**Data lines:**
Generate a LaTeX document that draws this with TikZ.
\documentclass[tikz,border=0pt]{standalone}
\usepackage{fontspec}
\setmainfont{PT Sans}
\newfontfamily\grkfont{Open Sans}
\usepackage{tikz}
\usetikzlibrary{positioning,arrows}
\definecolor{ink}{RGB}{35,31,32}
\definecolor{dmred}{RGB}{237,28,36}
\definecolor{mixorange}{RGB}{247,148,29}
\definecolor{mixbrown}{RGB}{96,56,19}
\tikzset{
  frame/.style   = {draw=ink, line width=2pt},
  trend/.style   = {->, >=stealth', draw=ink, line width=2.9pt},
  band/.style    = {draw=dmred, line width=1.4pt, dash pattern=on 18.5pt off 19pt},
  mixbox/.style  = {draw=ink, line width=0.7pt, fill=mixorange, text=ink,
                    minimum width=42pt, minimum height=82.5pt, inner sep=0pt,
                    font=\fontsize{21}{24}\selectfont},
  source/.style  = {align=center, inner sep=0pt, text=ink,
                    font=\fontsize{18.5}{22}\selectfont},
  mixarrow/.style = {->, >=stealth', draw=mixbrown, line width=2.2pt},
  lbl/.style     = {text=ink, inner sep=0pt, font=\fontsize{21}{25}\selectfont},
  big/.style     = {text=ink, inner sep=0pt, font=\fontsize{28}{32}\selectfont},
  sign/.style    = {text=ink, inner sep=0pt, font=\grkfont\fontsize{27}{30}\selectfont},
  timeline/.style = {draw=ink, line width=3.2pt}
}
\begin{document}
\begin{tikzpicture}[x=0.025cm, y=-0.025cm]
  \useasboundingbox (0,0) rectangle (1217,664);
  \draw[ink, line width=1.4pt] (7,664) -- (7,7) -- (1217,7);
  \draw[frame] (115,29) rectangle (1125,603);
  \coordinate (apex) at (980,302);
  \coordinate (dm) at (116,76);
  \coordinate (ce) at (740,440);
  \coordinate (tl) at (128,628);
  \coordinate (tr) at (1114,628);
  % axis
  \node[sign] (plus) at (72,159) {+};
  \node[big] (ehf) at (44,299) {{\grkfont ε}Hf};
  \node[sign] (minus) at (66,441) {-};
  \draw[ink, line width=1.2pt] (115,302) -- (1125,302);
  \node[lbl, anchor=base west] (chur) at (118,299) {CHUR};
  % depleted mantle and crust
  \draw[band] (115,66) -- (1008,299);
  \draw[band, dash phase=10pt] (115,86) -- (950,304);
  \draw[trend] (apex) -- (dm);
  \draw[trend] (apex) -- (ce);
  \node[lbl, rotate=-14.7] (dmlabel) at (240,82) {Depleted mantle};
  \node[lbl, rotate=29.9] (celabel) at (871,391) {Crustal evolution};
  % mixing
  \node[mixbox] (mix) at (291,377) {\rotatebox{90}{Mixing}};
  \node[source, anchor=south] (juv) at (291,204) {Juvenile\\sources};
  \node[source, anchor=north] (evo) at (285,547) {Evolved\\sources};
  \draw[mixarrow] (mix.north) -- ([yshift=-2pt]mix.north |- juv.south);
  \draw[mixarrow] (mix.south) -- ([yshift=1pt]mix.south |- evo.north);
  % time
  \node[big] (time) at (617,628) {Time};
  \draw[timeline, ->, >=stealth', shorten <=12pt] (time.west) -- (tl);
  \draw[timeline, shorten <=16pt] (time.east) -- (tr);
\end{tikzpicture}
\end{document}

**Exercise requirements:**
Word for word, quote all of the data above.

**Result for this task:**
Generate a LaTeX document that draws this with TikZ.
\documentclass[tikz,border=0pt]{standalone}
\usepackage{fontspec}
\setmainfont{PT Sans}
\newfontfamily\grkfont{Open Sans}
\usepackage{tikz}
\usetikzlibrary{positioning,arrows}
\definecolor{ink}{RGB}{35,31,32}
\definecolor{dmred}{RGB}{237,28,36}
\definecolor{mixorange}{RGB}{247,148,29}
\definecolor{mixbrown}{RGB}{96,56,19}
\tikzset{
  frame/.style   = {draw=ink, line width=2pt},
  trend/.style   = {->, >=stealth', draw=ink, line width=2.9pt},
  band/.style    = {draw=dmred, line width=1.4pt, dash pattern=on 18.5pt off 19pt},
  mixbox/.style  = {draw=ink, line width=0.7pt, fill=mixorange, text=ink,
                    minimum width=42pt, minimum height=82.5pt, inner sep=0pt,
                    font=\fontsize{21}{24}\selectfont},
  source/.style  = {align=center, inner sep=0pt, text=ink,
                    font=\fontsize{18.5}{22}\selectfont},
  mixarrow/.style = {->, >=stealth', draw=mixbrown, line width=2.2pt},
  lbl/.style     = {text=ink, inner sep=0pt, font=\fontsize{21}{25}\selectfont},
  big/.style     = {text=ink, inner sep=0pt, font=\fontsize{28}{32}\selectfont},
  sign/.style    = {text=ink, inner sep=0pt, font=\grkfont\fontsize{27}{30}\selectfont},
  timeline/.style = {draw=ink, line width=3.2pt}
}
\begin{document}
\begin{tikzpicture}[x=0.025cm, y=-0.025cm]
  \useasboundingbox (0,0) rectangle (1217,664);
  \draw[ink, line width=1.4pt] (7,664) -- (7,7) -- (1217,7);
  \draw[frame] (115,29) rectangle (1125,603);
  \coordinate (apex) at (980,302);
  \coordinate (dm) at (116,76);
  \coordinate (ce) at (740,440);
  \coordinate (tl) at (128,628);
  \coordinate (tr) at (1114,628);
  % axis
  \node[sign] (plus) at (72,159) {+};
  \node[big] (ehf) at (44,299) {{\grkfont ε}Hf};
  \node[sign] (minus) at (66,441) {-};
  \draw[ink, line width=1.2pt] (115,302) -- (1125,302);
  \node[lbl, anchor=base west] (chur) at (118,299) {CHUR};
  % depleted mantle and crust
  \draw[band] (115,66) -- (1008,299);
  \draw[band, dash phase=10pt] (115,86) -- (950,304);
  \draw[trend] (apex) -- (dm);
  \draw[trend] (apex) -- (ce);
  \node[lbl, rotate=-14.7] (dmlabel) at (240,82) {Depleted mantle};
  \node[lbl, rotate=29.9] (celabel) at (871,391) {Crustal evolution};
  % mixing
  \node[mixbox] (mix) at (291,377) {\rotatebox{90}{Mixing}};
  \node[source, anchor=south] (juv) at (291,204) {Juvenile\\sources};
  \node[source, anchor=north] (evo) at (285,547) {Evolved\\sources};
  \draw[mixarrow] (mix.north) -- ([yshift=-2pt]mix.north |- juv.south);
  \draw[mixarrow] (mix.south) -- ([yshift=1pt]mix.south |- evo.north);
  % time
  \node[big] (time) at (617,628) {Time};
  \draw[timeline, ->, >=stealth', shorten <=12pt] (time.west) -- (tl);
  \draw[timeline, shorten <=16pt] (time.east) -- (tr);
\end{tikzpicture}
\end{document}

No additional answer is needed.